D’un point de vue plus scolaire (si nous pouvons nous le permettre) ou bien culturel, Georges Orwell raconte dans 1984 que Winston ne peut se sentir en sécurité que s’il éteint la lumière car il ne peut alors pas être vu, (cela se déroule dans un contexte de régime totalitaire où la censure et la pression sont très présentes de la part de l’extérieur justement). Dans cet exemple, on voit alors qu’il protège sa vie privée en protégeant le fait d’être vu. Donc le regard contient beaucoup plus qu’on ne pourrait le soupçonner.

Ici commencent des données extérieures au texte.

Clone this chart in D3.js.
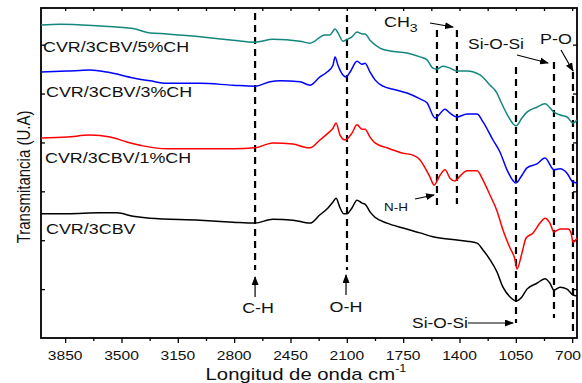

Le regard est semblable au vecteur puisqu’il comporte aussi un sens et une direction. Néanmoins, comme aurait pu le pressentir les philosophes antiques, le regard suppose une direction allant de l’œil ou plutôt de la conscience vers le monde matériel.

Mais pourquoi s’arrêter à une dimension si réductrice du regard en tant que vue ? En effet, nous avons pu démontrer précédemment qu’on ne parlait plus tellement de regard mais plus justement, ou plus de façon plus révélatrice, sans doute : d’une vue de la conscience. Pensez au cas des aveugles, ils ne possèdent pas ou plus le regard et pourtant ils développent à l’aide d’autres sens tels que le toucher ou l’ouïe, une vue aussi précise que celle des voyants. Ils se construisent un regard sur le monde aussi légitime que celui que peuvent revendiquer nos deux yeux. On remarque alors que tout être trouve toujours un moyen pour créer une connexion avec le monde extérieur à l’aide de son regard qui peut passer par la vue, le toucher l’ouïe ou autre, mais qui a pour point commun quelle que soit la situation : un lien direct avec notre conscience.

(Nous pouvons relever que lorsque l’ouïe est mise en jeu, on emploie alors le terme de « percevoir » au lieu de « voir », on entend alors percer et voir. Ce verbe sous-entend l’action de percer la conscience par le regard. Il soulève l’ambiguïté du pouvoir que possède le regard à vouloir atteindre la conscience de notre altérité.)

En allemand, regarder se dit aussehen, « voir au dehors » « sembler », c’est ce verbe qui peut nous aider à comprendre ce que le regard implique. Le regard c’est porter une attention mais aussehen c’est y porter une intention, comme si l’extérieur devait porter sa vue sur nous-mêmes. Ainsi, le regard perd de son individualité, le regard n’est pas sans l’autre. Nous nous révélons ainsi aux yeux de tous, mais restons impénétrables car aussehen c’est voir en dehors nullement intérieurement. Le regard nous explique en cela qu’il nous déplie, explicare et nous ouvre vers le monde.

Comment expliquer alors que le regard nous agresse, nous extirpe bien trop de notre intimité, en cela qu’il a le « pouvoir » de nous sortir de nous, de nous sortir de notre introspection ? Le Portrait de Gogol nous raconte l’histoire d’un homme devenu fou par le regard du Mal, comme si le regard d’un portrait l’avait tellement atteint que sa conscience et sa santé mentale en avaient été à jamais altérées, détruites. La volonté dans un regard est si puissante que ce dernier a le pouvoir non pas de pénétrer et entrevoir, comprendre l’autre dans son entièreté, mais le modifier à sa guise. C’est la façon de regarder, le type de regard comme un modus operandi qui nous agresse et nous change. Un regard bienveillant, comme celui d’une mère peut ravir l’enfant, comme le regard de son bourreau peut le rendre triste et le détruire psychologiquement.

Ce n’est pas le regard en soi qui nous change mais la conscience de l’autre, c’est un combat ou bien un consensus entre deux êtres qui s’interrogent, se battent, se mettent à l’épreuve, s’aiment et se veulent. Le regard, même figé dans le temps, possède une aura propre, celui de son auteur. C’est en cela que le regard est à la fois le réceptacle de la conscience de l’autre, de la nôtre, et du monde matériel et immatériel, conscrit et étendu comme spirituel et éternel, un peu comme l’art.